Yesterday in the morning 26 folks of all levels of experience gathered to hear me and start their watercolors in nature. In the afternoon I had 4 or 5 women who continued on from the morning and mostly families with three to five children each. All ages working together helping each other making art a family event. This was made possible because I had two volunteers who helped me set up and conduct the logistics. I very much enjoyed the stimulation and the gratitude of everyone. We made accordion watercolor sketch books and small watercolor paintings looking out the windows at the rainy forest and rushing creek at the Fall Creek Fish Hatchery Research Center.
My tips for viewing nature through watercolor painting were: 1) The sketches were for ourselves and need not be a framed piece of art.

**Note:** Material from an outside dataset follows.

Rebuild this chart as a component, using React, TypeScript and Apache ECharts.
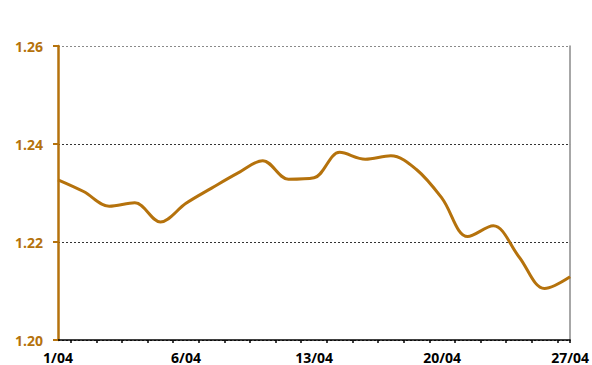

I enjoy preserving my memories of nature experiences in a cardboard box. 2) There are many ways to go about starting. One can do an outline with pencil or pen or make a random quilt of color patches. The colors can come from what we see outdoors or from memory. Memories can be assisted by found treasurers we have collected. Then we absorb what we see outside, count and rearrange them to fit in the free colors. 3) The accordion folded sketch book is an excellent way to interpret the landscape as time passes by. The sketchbook becomes like a scroll picture story.
In retrospective I could improve on some of my responses to my talk. For example a father tried to help his youngest child find inspiration by taking him around the room to look at the pictures on the wall. The son chose to copy a poster right after I said that there were no rules on how you go about working from nature. Well, that is not completely true. Right at the start when the boy began to copy a poster, I should have stopped him and his father. The boy must have been four or five. I could have said it was wrong to copy but we can look at the art work and ask what it is he liked about it and sincerely show appreciation for the strength of work done by others his age also on display in the room. Or I could have said we all get ideas from others but when we are older some of us naturally develop to a point where our copies can be so close to the original that it is wrong for us to copy without permission from the artist.
I am very happy to have been invited back next year to teach a similar workshop.